◆ **Items**
>> Begin

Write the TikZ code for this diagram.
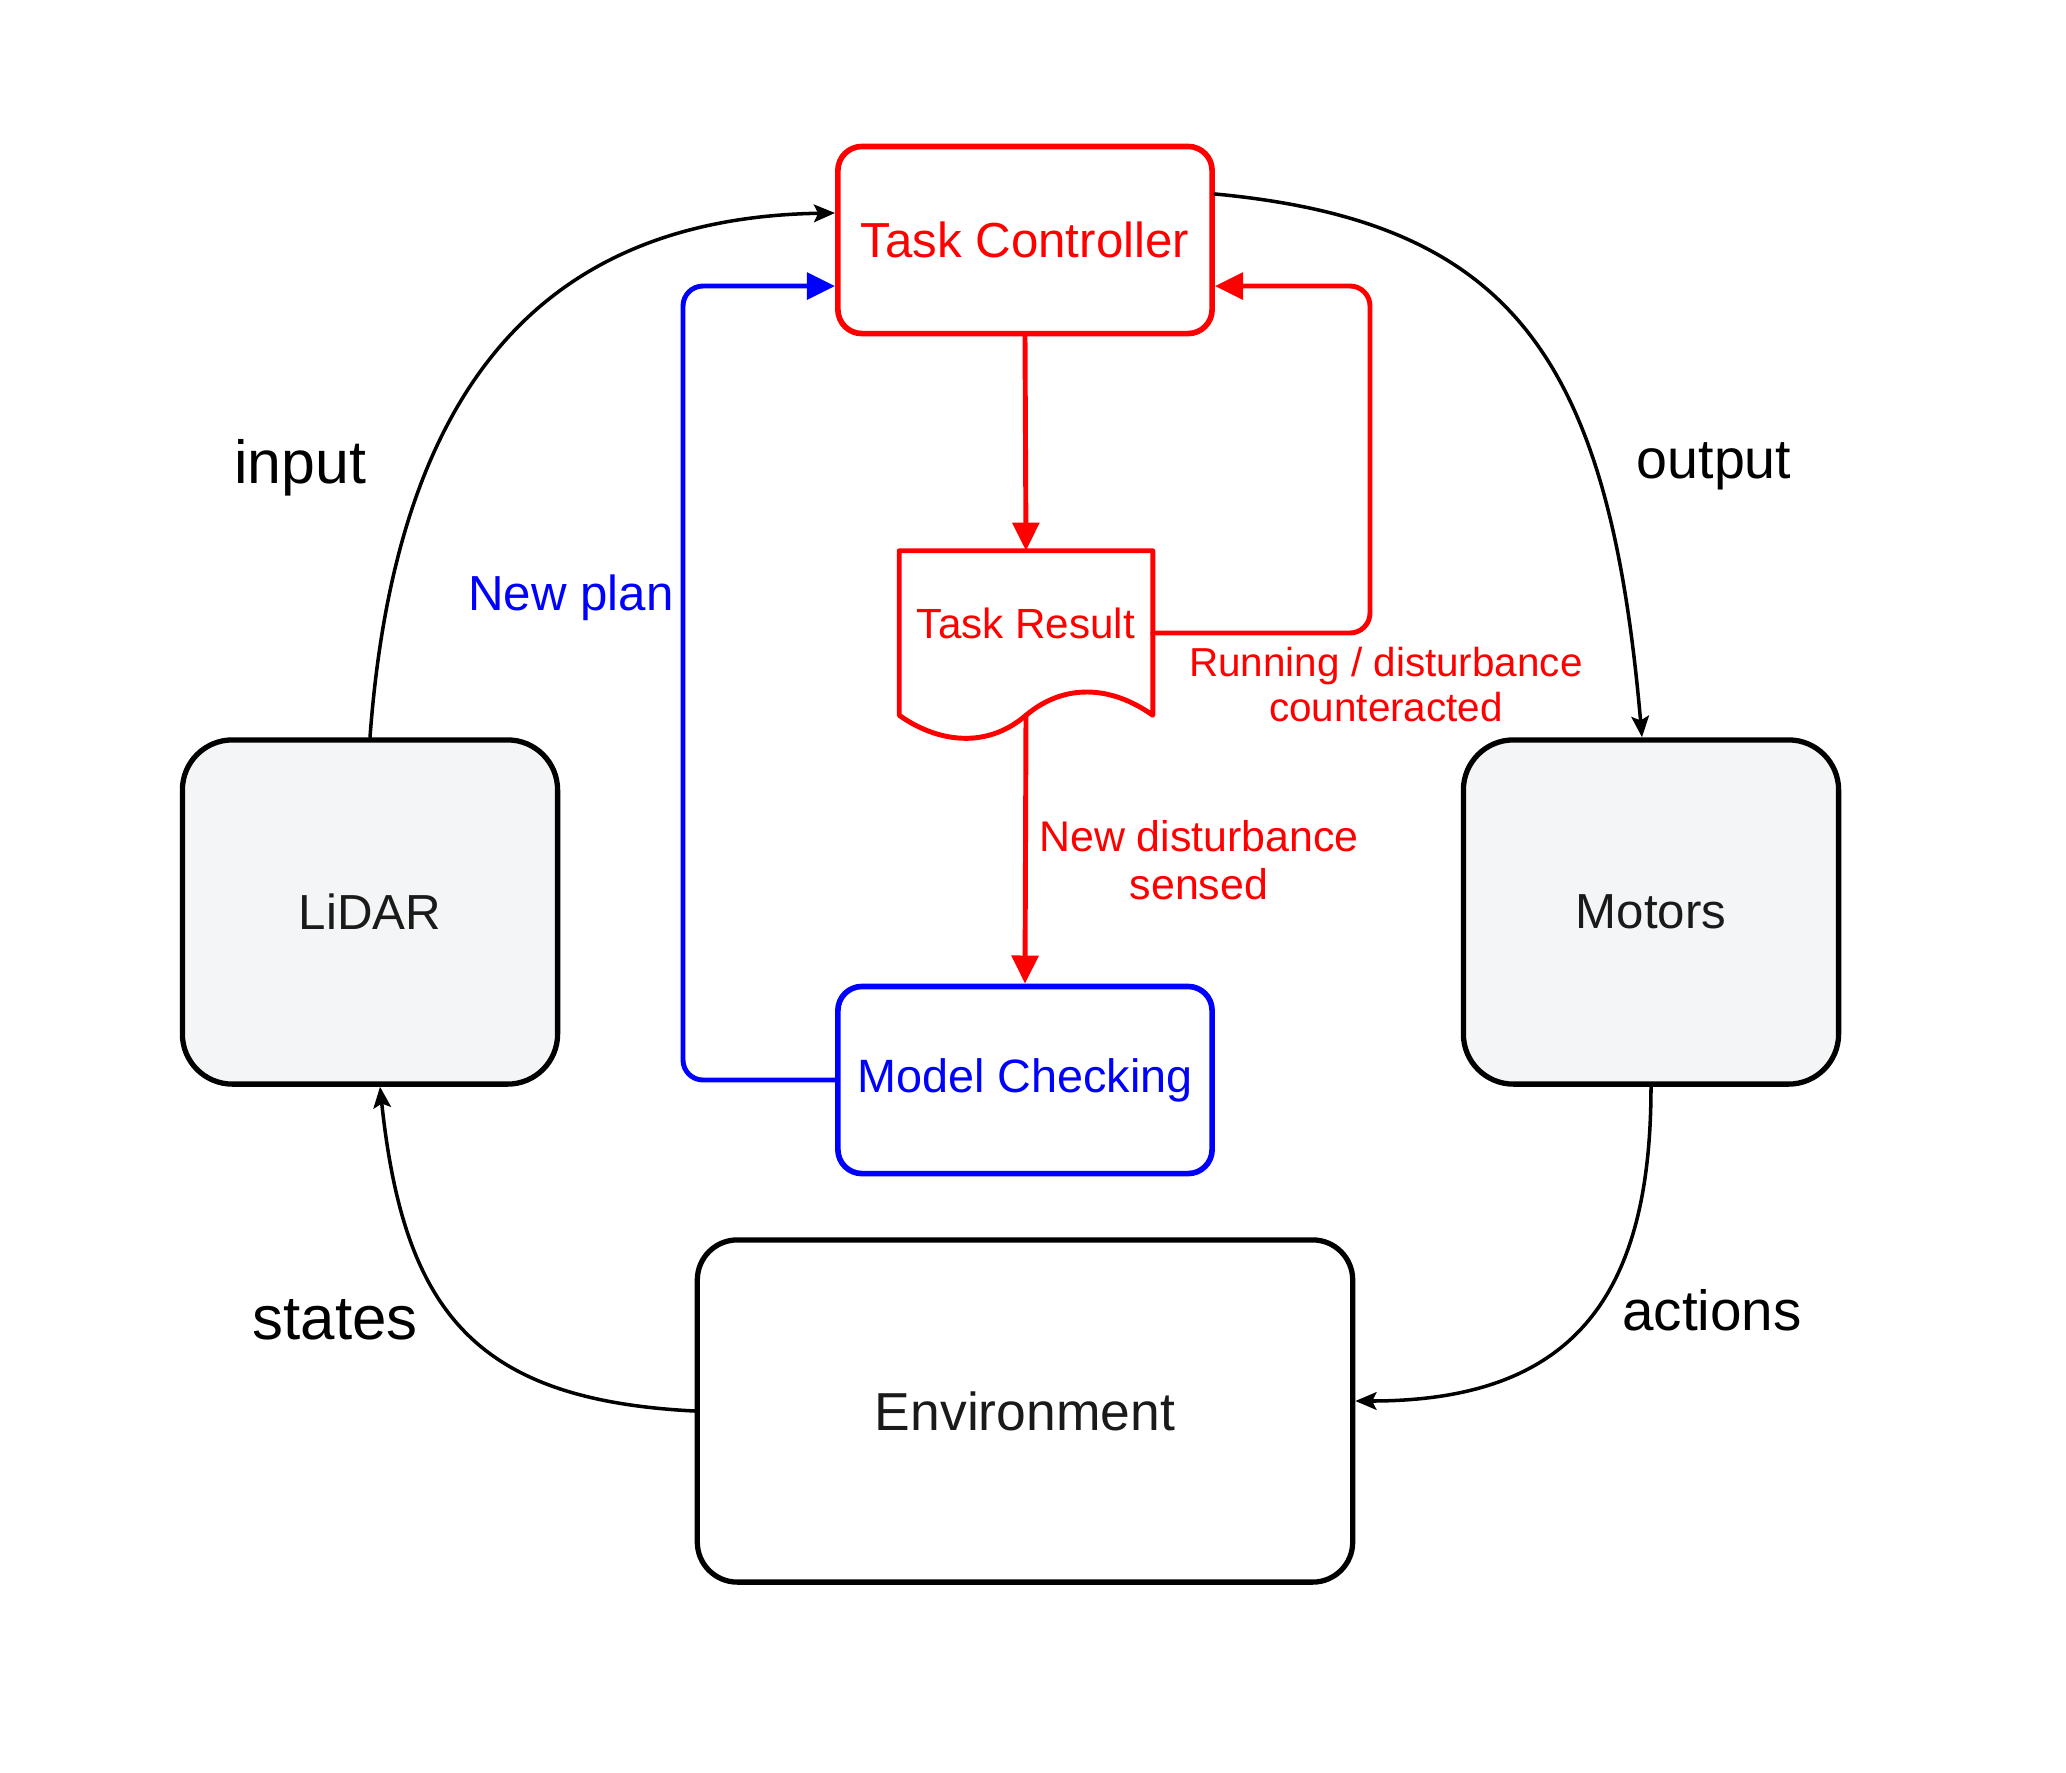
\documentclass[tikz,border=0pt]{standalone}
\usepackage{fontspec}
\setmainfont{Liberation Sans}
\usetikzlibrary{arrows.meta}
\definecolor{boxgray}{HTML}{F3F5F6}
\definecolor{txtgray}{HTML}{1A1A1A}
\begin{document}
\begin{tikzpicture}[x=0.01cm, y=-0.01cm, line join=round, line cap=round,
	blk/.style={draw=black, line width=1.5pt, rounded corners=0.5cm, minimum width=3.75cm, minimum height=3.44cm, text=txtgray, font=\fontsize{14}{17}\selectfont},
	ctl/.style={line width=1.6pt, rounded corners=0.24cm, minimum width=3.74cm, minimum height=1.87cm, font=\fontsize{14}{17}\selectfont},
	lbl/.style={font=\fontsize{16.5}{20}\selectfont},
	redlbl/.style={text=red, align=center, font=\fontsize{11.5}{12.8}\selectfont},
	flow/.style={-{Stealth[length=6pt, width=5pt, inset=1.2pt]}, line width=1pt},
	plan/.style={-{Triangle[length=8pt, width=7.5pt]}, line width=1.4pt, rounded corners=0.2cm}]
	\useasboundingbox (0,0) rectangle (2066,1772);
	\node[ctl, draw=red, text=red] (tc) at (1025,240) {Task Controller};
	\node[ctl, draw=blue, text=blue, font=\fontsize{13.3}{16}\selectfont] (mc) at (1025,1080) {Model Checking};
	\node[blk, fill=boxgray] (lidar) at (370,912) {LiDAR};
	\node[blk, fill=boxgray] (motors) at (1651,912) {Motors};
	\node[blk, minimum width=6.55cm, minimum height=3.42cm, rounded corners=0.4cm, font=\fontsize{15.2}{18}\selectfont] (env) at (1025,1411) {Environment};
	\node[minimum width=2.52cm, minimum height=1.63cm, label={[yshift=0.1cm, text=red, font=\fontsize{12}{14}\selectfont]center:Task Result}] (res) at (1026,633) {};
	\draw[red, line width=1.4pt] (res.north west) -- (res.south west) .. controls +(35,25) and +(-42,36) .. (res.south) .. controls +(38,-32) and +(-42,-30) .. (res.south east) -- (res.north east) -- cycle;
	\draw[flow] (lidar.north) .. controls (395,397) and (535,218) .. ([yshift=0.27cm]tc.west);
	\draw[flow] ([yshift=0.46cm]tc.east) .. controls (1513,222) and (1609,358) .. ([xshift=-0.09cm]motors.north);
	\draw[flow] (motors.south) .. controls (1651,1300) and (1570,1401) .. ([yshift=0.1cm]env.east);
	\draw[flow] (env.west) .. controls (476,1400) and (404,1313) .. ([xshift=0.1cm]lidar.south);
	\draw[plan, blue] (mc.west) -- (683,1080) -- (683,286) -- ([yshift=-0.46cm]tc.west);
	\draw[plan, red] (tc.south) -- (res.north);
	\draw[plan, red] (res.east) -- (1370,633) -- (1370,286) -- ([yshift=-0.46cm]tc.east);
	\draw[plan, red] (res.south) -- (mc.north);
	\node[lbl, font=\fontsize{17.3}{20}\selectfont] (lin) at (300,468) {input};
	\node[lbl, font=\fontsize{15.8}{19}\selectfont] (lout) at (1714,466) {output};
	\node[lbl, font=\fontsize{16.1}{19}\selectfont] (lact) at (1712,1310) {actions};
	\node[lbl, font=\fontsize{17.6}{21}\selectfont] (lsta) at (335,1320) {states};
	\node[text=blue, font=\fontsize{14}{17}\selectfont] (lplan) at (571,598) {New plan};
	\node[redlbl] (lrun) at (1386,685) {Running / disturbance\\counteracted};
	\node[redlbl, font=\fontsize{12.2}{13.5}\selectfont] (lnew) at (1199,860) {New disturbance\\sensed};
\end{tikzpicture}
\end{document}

>> End
>> Begin

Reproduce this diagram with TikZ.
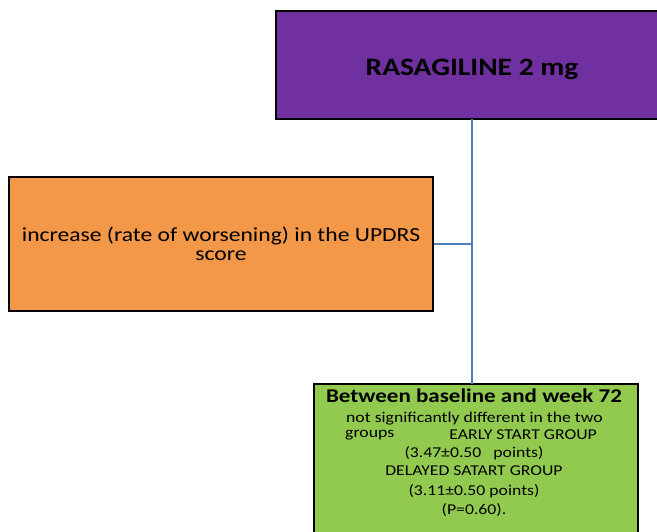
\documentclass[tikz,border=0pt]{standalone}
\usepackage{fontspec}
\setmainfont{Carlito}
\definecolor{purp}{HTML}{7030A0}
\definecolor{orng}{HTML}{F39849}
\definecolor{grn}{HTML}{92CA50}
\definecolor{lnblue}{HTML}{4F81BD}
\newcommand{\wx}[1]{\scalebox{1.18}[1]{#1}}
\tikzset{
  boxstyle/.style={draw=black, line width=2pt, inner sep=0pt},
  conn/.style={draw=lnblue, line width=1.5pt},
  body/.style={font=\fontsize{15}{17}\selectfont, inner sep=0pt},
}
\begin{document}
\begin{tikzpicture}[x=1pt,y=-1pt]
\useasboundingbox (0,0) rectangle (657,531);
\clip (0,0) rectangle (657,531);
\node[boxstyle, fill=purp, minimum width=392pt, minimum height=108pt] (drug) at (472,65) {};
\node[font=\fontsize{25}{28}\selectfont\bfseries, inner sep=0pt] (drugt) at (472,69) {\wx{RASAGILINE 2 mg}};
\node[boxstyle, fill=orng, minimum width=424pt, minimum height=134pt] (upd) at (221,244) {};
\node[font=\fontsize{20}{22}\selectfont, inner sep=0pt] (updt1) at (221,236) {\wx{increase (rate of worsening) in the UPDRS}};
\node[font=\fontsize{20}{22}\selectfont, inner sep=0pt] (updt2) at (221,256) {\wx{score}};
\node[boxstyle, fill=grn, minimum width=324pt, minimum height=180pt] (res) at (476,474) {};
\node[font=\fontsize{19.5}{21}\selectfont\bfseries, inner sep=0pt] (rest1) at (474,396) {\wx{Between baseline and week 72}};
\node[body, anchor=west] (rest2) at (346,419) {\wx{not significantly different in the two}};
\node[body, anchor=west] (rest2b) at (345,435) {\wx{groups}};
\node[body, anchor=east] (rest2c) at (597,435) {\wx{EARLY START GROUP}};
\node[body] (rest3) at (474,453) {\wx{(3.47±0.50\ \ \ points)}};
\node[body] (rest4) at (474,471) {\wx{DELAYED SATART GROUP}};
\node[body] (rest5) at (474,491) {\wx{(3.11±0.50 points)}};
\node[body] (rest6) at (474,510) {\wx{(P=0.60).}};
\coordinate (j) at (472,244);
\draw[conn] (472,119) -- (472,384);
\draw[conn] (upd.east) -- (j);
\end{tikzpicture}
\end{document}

>> End

◆ **What the task asks**
Find all lines holding the string "this" and copy them.

◆ **Finished answer**
Write the TikZ code for this diagram.
Reproduce this diagram with TikZ.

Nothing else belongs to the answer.